Martyn will be toting his quad sound system round the country with him, and will be using his solid Gibson SG electric guitar more than the familiar acoustic-through-Echoplex, a vital part of his sound that he admits he is still learning about, especially on those tricky slow settings that lengthen the delay and bounce any mistakes back at the player about five times.
With an audience in front of him, Martyn has some of his happiest moments, although the thought of a solo gig can still give him a nervous twitch or two.
"Different audiences will give you different challenges, both satisfying if it works, but each putting separate demands on you."

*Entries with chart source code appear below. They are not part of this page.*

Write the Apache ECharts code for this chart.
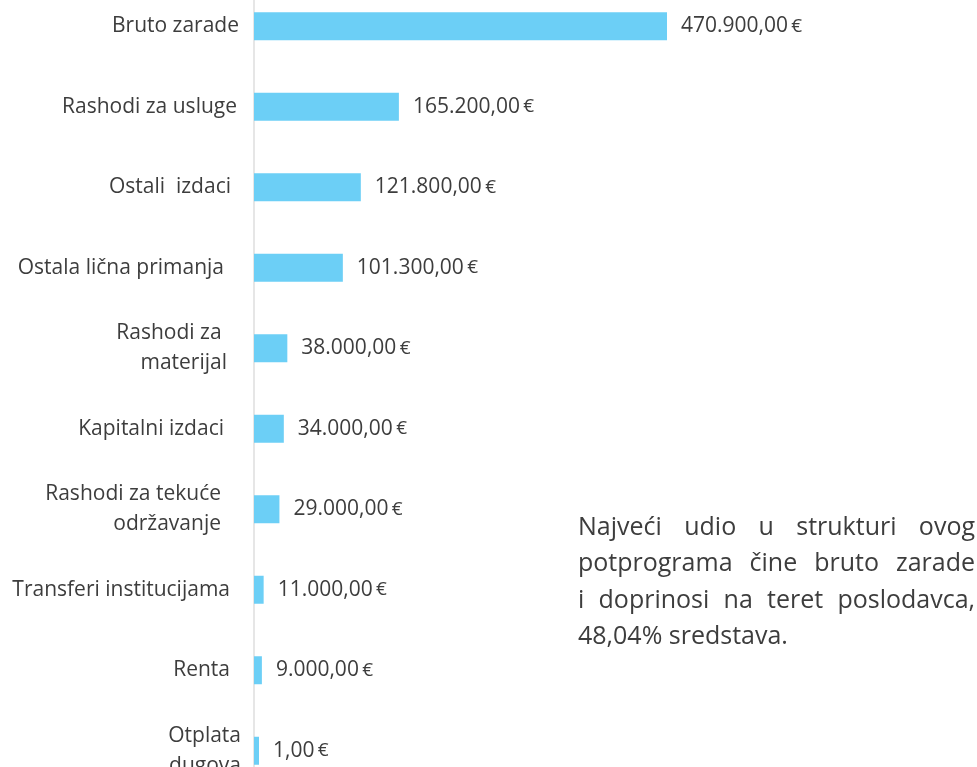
<!DOCTYPE html>
<html>
<head>
<meta charset="utf-8">
<script src="https://cdn.jsdelivr.net/npm/echarts@6/dist/echarts.min.js"></script>
<style>
html,body{margin:0;padding:0;background:#fff;}
#chart{width:977px;height:767px;}
</style>
</head>
<body>
<div id="chart"></div>
<script>
const categories = ['Bruto zarade', 'Rashodi za usluge', 'Ostali  izdaci', 'Ostala lična primanja', 'Rashodi za \nmaterijal', 'Kapitalni izdaci', 'Rashodi za tekuće\nodržavanje', 'Transferi institucijama', 'Renta', 'Otplata\ndugova'];
const values = [470900, 165200, 121800, 101300, 38000, 34000, 29000, 11000, 9000, 1];
const noteLines = ['Najveći udio u strukturi ovog', 'potprograma čine bruto zarade', 'i doprinosi na teret poslodavca,', '48,04% sredstava.'];

const TEXT = '#3d3d3d';
const FONT = "'Open Sans', sans-serif";
// per-label right offsets (styling only) to mimic the reference's ragged label edges
const labelPad = [2, 4, 10, 17, 14, 17, 20, 11, 11, 0];

function fmt(v) {
  const parts = v.toFixed(2).split('.');
  const intPart = parts[0].replace(/\B(?=(\d{3})+(?!\d))/g, '.');
  return intPart + ',' + parts[1];
}

const chart = echarts.init(document.getElementById('chart'), null, {renderer: 'canvas'});

// justified note text
const noteFontSize = 25;
const noteLeft = 578, noteRight = 975, noteTop = 527.5, noteStep = 36.5;
const noteFont = noteFontSize + "px 'Open Sans'";
const ctx = document.createElement('canvas').getContext('2d');
ctx.font = noteFont;
const graphics = [];
noteLines.forEach((line, i) => {
  const y = noteTop + i * noteStep;
  const justify = i < noteLines.length - 1;
  if (!justify) {
    graphics.push({type: 'text', x: noteLeft, y: y, style: {text: line, fill: TEXT, font: noteFont, verticalAlign: 'middle', align: 'left'}});
    return;
  }
  const words = line.split(' ');
  const widths = words.map(w => ctx.measureText(w).width);
  const total = widths.reduce((a, b) => a + b, 0);
  const gap = (noteRight - noteLeft - total) / (words.length - 1);
  let x = noteLeft;
  words.forEach((w, j) => {
    graphics.push({type: 'text', x: x, y: y, style: {text: w, fill: TEXT, font: noteFont, verticalAlign: 'middle', align: 'left'}});
    x += widths[j] + gap;
  });
});

const rich = {};
labelPad.forEach(p => {
  rich['p' + p] = {color: TEXT, fontFamily: FONT, fontSize: 21, lineHeight: 30, padding: [0, p, 0, 0], align: 'right'};
});

chart.setOption({
  backgroundColor: '#ffffff',
  animation: false,
  grid: {left: 254, top: -14, width: 413, height: 805, containLabel: false, outerBoundsMode: 'none'},
  xAxis: {
    type: 'value', min: 0, max: 470900,
    show: false, splitLine: {show: false}
  },
  yAxis: {
    type: 'category', inverse: true, data: categories,
    axisLine: {show: true, lineStyle: {color: '#e6e6e6', width: 2}},
    axisTick: {show: false},
    axisLabel: {
      color: TEXT, fontFamily: FONT, fontSize: 21, margin: 13, lineHeight: 30, align: 'right',
      formatter: (val, idx) => {
        const tag = 'p' + labelPad[idx];
        return val.split('\n').map(s => '{' + tag + '|' + s + '}').join('\n');
      },
      rich: rich
    }
  },
  series: [{
    type: 'bar', data: values, barWidth: 28, barMinHeight: 5,
    itemStyle: {color: '#6ccff6'},
    label: {
      show: true, position: 'right', distance: 14,
      formatter: p => '{v|' + fmt(p.value) + '} {e|€}',
      rich: {
        v: {color: TEXT, fontFamily: FONT, fontSize: 21},
        e: {color: TEXT, fontFamily: FONT, fontSize: 19}
      }
    }
  }],
  graphic: graphics
});
</script>
</body>
</html>
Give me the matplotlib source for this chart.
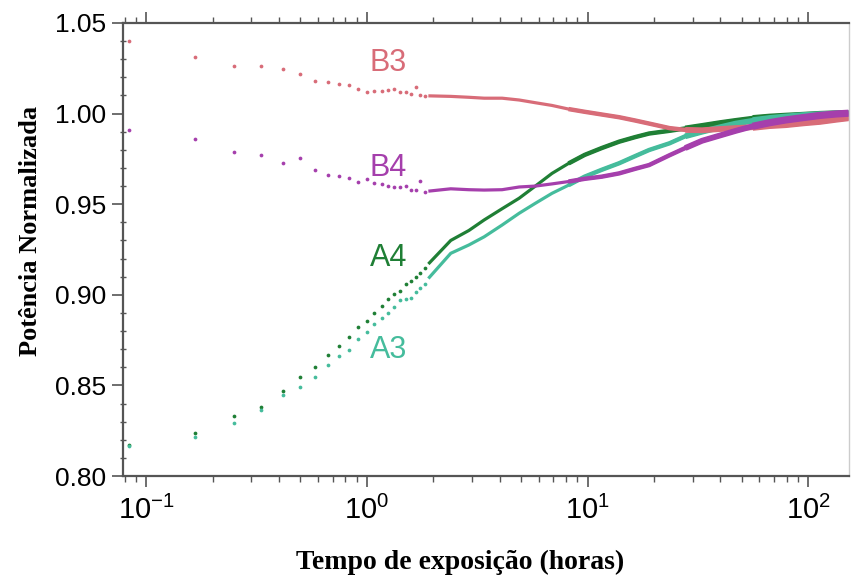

"The last gig I did was supporting Eric Clapton in America this summer, and we were playing those really big places where probably only 1,000 out of 30,000 people in an audience had heard of me at all. That sort of unknown audience gives you a rough, harsh challenge - you have to go straight in and hit them hard, they're wondering who the hell this limey is and what he can do."
"With my audiences in Britain, it's a more sympathetic thing. They want you to play well and not have a bad night, that's a more refined challenge. Then I try to balance my own favourites, the songs I really like playing, with what the audience wants to hear. It usually works out as that sort of compromise."
1 November-December 1978.
2 Never happened. Black Man At Your Shoulder first saw its 'official' release as a bonus track on One World De Luxe, so as late as November 2004. As a bootleg it became available March 1999 on Another World.
3 Interview with Geoff Brown, John Martyn with Love; Melody Maker 16th February 1974. However, virtually the same quote was used in Geoff Browns interview John Martyn Inside Out of 13th October 1973, also in Melody Maker.
This interview was published in Melody Maker of 4th November 1978 on page 51.